What to work on
Your task is to reproduce, verbatim and without pictures, the lines from the opening of the listing through the line containing "plt.rcParams['font.family'] = ['Liberation".
====== Data provided ======
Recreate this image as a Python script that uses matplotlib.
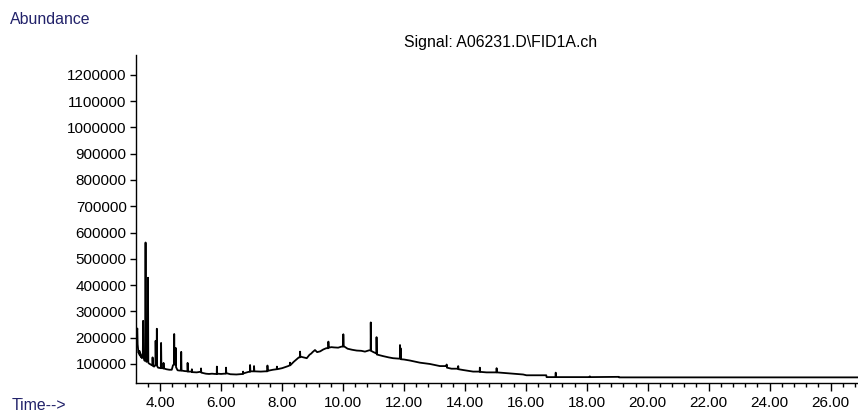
import matplotlib.pyplot as plt
from matplotlib.ticker import MultipleLocator, FixedLocator, FormatStrFormatter

plt.rcParams['font.family'] = ['Liberation Sans', 'DejaVu Sans']

# FID trace: retention time (min) and abundance
rt = [
    3.22, 3.24, 3.25, 3.26, 3.27, 3.28, 3.29, 3.30, 3.31, 3.32,
    3.33, 3.35, 3.37, 3.38, 3.40, 3.42, 3.43, 3.44, 3.45, 3.47,
    3.49, 3.51, 3.52, 3.53, 3.55, 3.57, 3.59, 3.60, 3.61, 3.63,
    3.66, 3.70, 3.73, 3.745, 3.75, 3.76, 3.80, 3.84, 3.845, 3.85,
    3.86, 3.88, 3.89, 3.90, 3.93, 3.97, 4.02, 4.03, 4.04, 4.08,
    4.105, 4.11, 4.12, 4.20, 4.30, 4.38, 4.42, 4.45, 4.46, 4.47,
    4.50, 4.51, 4.52, 4.57, 4.63, 4.68, 4.69, 4.70, 4.80, 4.88,
    4.895, 4.90, 4.91, 5.00, 5.035, 5.04, 5.05, 5.20, 5.30, 5.335,
    5.34, 5.35, 5.50, 5.60, 5.70, 5.80, 5.855, 5.86, 5.87, 6.00,
    6.10, 6.155, 6.16, 6.17, 6.30, 6.50, 6.70, 6.715, 6.72, 6.73,
    6.90, 6.945, 6.95, 6.96, 7.05, 7.075, 7.08, 7.09, 7.30, 7.45,
    7.515, 7.52, 7.53, 7.70, 7.825, 7.83, 7.84, 8.00, 8.10, 8.20,
    8.255, 8.26, 8.27, 8.38, 8.45, 8.55, 8.585, 8.59, 8.60, 8.70,
    8.81, 8.90, 8.96, 9.00, 9.08, 9.15, 9.25, 9.35, 9.45, 9.515,
    9.52, 9.53, 9.62, 9.70, 9.84, 9.95, 10.005, 10.01, 10.02, 10.15,
    10.30, 10.45, 10.60, 10.72, 10.86, 10.905, 10.91, 10.92, 11.00, 11.09,
    11.095, 11.10, 11.11, 11.31, 11.50, 11.64, 11.85, 11.865, 11.87, 11.88,
    11.89, 11.90, 12.00, 12.20, 12.52, 12.85, 13.18, 13.395, 13.40, 13.41,
    13.56, 13.775, 13.78, 13.79, 13.94, 14.27, 14.485, 14.49, 14.50, 14.71,
    15.035, 15.04, 15.05, 15.48, 15.91, 16.02, 16.67, 16.68, 16.97, 16.98,
    16.99, 18.09, 18.10, 18.11, 18.90, 19.05, 19.06, 21.00, 26.90,
]
abundance = [
    210000, 225000, 235000, 175000, 160000, 150000, 142000, 148000, 138000, 150000,
    132000, 140000, 126000, 132000, 122000, 128000, 140000, 264000, 130000, 118000,
    112000, 125000, 562000, 115000, 108000, 112000, 115000, 428000, 105000, 102000,
    100000, 97000, 95000, 95000, 125000, 93000, 90000, 95000, 95000, 188000,
    100000, 98000, 234000, 92000, 86000, 85000, 84000, 180000, 84000, 84000,
    83000, 104000, 83000, 80000, 78000, 78000, 95000, 98000, 214000, 100000,
    96000, 161000, 88000, 76000, 75000, 75000, 146000, 75000, 73000, 72000,
    72000, 104000, 71000, 71000, 71000, 80000, 69000, 68000, 70000, 70000,
    83000, 67000, 63000, 62000, 63000, 62000, 62000, 90000, 63000, 62000,
    63000, 63000, 86000, 65000, 61000, 60000, 62000, 62000, 71000, 64000,
    70000, 70000, 96000, 72000, 72000, 72000, 92000, 72000, 71000, 72000,
    72000, 94000, 74000, 78000, 80000, 90000, 80000, 84000, 88000, 92000,
    95000, 105000, 95000, 108000, 115000, 125000, 125000, 147000, 128000, 125000,
    122000, 135000, 140000, 145000, 153000, 145000, 148000, 155000, 160000, 160000,
    185000, 162000, 164000, 163000, 162000, 166000, 166000, 213000, 168000, 158000,
    154000, 151000, 150000, 147000, 152000, 152000, 258000, 150000, 145000, 140000,
    140000, 202000, 136000, 130000, 125000, 122000, 120000, 120000, 172000, 122000,
    160000, 118000, 117000, 113000, 105000, 100000, 92000, 92000, 98000, 86000,
    82000, 82000, 92000, 80000, 77000, 71000, 71000, 86000, 70000, 68000,
    68000, 84000, 68000, 64000, 60000, 57000, 57000, 50000, 50000, 67000,
    50000, 50000, 53000, 50000, 51000, 51000, 49000, 49000, 49000,
]

y_ticks = list(range(100000, 1200001, 100000))
x_major = [4, 6, 8, 10, 12, 14, 16, 18, 20, 22, 24, 26]

navy = '#22226a'

fig = plt.figure(figsize=(8.58, 4.12), dpi=100)
ax = fig.add_axes([0.159, 0.07, 0.841, 0.797])

ax.plot(rt, abundance, color='black', linewidth=1.3)

ax.set_xlim(3.22, 26.9)
ax.set_ylim(27000, 1276000)

ax.spines['top'].set_visible(False)
ax.spines['right'].set_visible(False)
for side in ('left', 'bottom'):
    ax.spines[side].set_linewidth(1.0)

ax.yaxis.set_major_locator(FixedLocator(y_ticks))
ax.yaxis.set_major_formatter(FormatStrFormatter('%d'))
ax.xaxis.set_major_locator(FixedLocator(x_major))
ax.xaxis.set_major_formatter(FormatStrFormatter('%.2f'))
ax.xaxis.set_minor_locator(MultipleLocator(0.4))

ax.tick_params(axis='y', direction='out', length=4, width=1, pad=3, labelsize=11)
ax.tick_params(axis='x', which='major', direction='out', length=6, width=1, pad=3, labelsize=11)
ax.tick_params(axis='x', which='minor', direction='out', length=3, width=1)

fig.text(10 / 858, 1 - 19 / 412, 'Abundance', color=navy, fontsize=11.4, ha='left', va='center')
fig.text(12 / 858, 1 - 405 / 412, 'Time-->', color=navy, fontsize=11.4, ha='left', va='center')
fig.text(501 / 858, 1 - 43 / 412, 'Signal: A06231.D\\FID1A.ch', color='black',
         fontsize=11.4, ha='center', va='center')

fig.savefig('out.png', dpi=100)
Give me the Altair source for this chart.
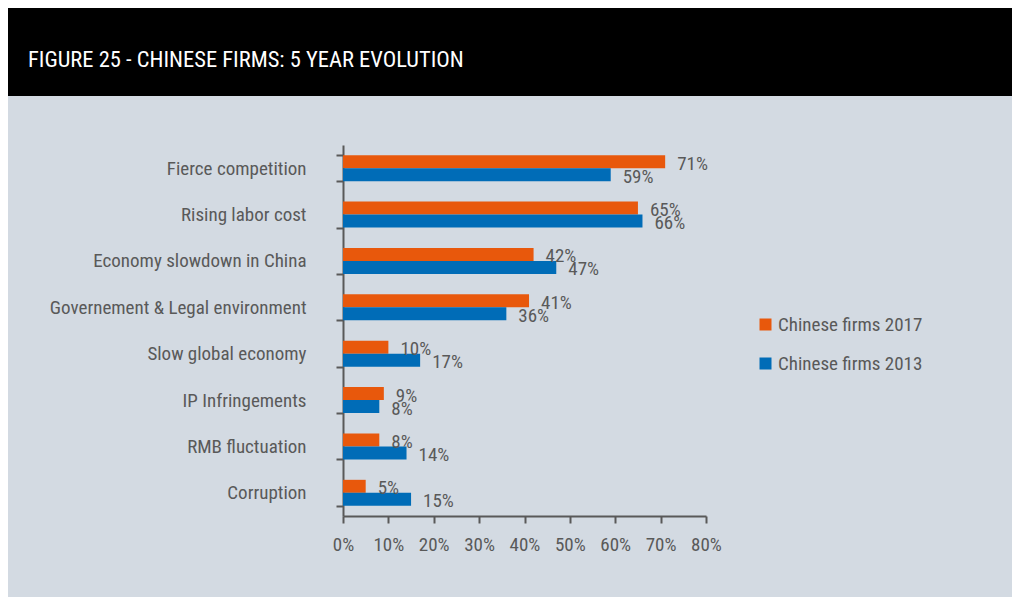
import altair as alt
import pandas as pd

categories = [
    "Fierce competition",
    "Rising labor cost",
    "Economy slowdown in China",
    "Governement & Legal environment",
    "Slow global economy",
    "IP Infringements",
    "RMB fluctuation",
    "Corruption",
]
series_names = ["Chinese firms 2017", "Chinese firms 2013"]
values_2017 = [71, 65, 42, 41, 10, 9, 8, 5]
values_2013 = [59, 66, 47, 36, 17, 8, 14, 15]
x_ticks = [0, 0.1, 0.2, 0.3, 0.4, 0.5, 0.6, 0.7, 0.8]
title_text = "FIGURE 25 - CHINESE FIRMS: 5 YEAR EVOLUTION"

colors = ["#e8580c", "#006cb7"]
grey = "#595959"
font = "Roboto Condensed, DejaVu Sans Condensed, Roboto"
title_font = "Roboto Condensed, DejaVu Sans Condensed, Roboto"
fs = 19

rows = []
for c, v17, v13 in zip(categories, values_2017, values_2013):
    rows.append({"category": c, "series": series_names[0], "value": v17 / 100, "label": f"{v17}%"})
    rows.append({"category": c, "series": series_names[1], "value": v13 / 100, "label": f"{v13}%"})
df = pd.DataFrame(rows)

y_enc = alt.Y(
    "category:N",
    sort=categories,
    title=None,
    scale=alt.Scale(paddingInner=0.44, paddingOuter=0.22),
    axis=alt.Axis(
        tickBand="extent",
        labelFontSize=fs,
        labelColor=grey,
        labelFont=font,
        labelPadding=30,
        labelLimit=400,
        tickSize=7,
        tickColor=grey,
        tickWidth=2,
        domainColor=grey,
        domainWidth=2,
        grid=False,
    ),
)
yoff = alt.YOffset("series:N", sort=series_names, scale=alt.Scale(paddingInner=0, paddingOuter=0))

bars = alt.Chart(df).mark_bar(size=13).encode(
    x=alt.X(
        "value:Q",
        title=None,
        scale=alt.Scale(domain=[0, 0.8], nice=False),
        axis=alt.Axis(
            values=x_ticks,
            format=".0%",
            labelFontSize=fs,
            labelColor=grey,
            labelFont=font,
            labelPadding=12,
            labelOverlap=False,
            labelFlush=False,
            tickSize=7,
            tickColor=grey,
            tickWidth=2,
            domainColor=grey,
            domainWidth=2,
            grid=False,
        ),
    ),
    y=y_enc,
    yOffset=yoff,
    color=alt.Color(
        "series:N",
        sort=series_names,
        scale=alt.Scale(domain=series_names, range=colors),
        legend=alt.Legend(
            title=None,
            orient="none",
            legendX=413,
            legendY=170,
            symbolType="square",
            symbolSize=144,
            symbolStrokeWidth=0,
            labelFontSize=fs,
            labelColor=grey,
            labelFont=font,
            labelOffset=3,
            labelLimit=300,
            rowPadding=19,
        ),
    ),
)

labels = alt.Chart(df).mark_text(
    align="left", baseline="middle", dx=12, dy=2, fontSize=fs, color=grey, font=font
).encode(
    x="value:Q",
    y=alt.Y("category:N", sort=categories),
    yOffset=yoff,
    text="label:N",
)

header = alt.Chart(pd.DataFrame({"t": [title_text]})).mark_rect(color="black").encode(
    x=alt.value(-335), x2=alt.value(669), y=alt.value(-137), y2=alt.value(-49)
)
header_text = alt.Chart(pd.DataFrame({"t": [title_text]})).mark_text(
    align="left", baseline="middle", color="white", fontSize=22.5, font=title_font
).encode(x=alt.value(-315), y=alt.value(-85), text="t:N")

chart = alt.layer(header, header_text, bars, labels).properties(
    width=363,
    height=371,
    background="#d3dae2",
    padding={"left": 0, "top": 0, "right": 0, "bottom": 43},
).configure_view(stroke=None)

chart.save("out.html", embed_options={"renderer": "svg", "actions": False})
======
Solution
Recreate this image as a Python script that uses matplotlib.
import matplotlib.pyplot as plt
from matplotlib.ticker import MultipleLocator, FixedLocator, FormatStrFormatter

plt.rcParams['font.family'] = ['Liberation Sans', 'DejaVu Sans']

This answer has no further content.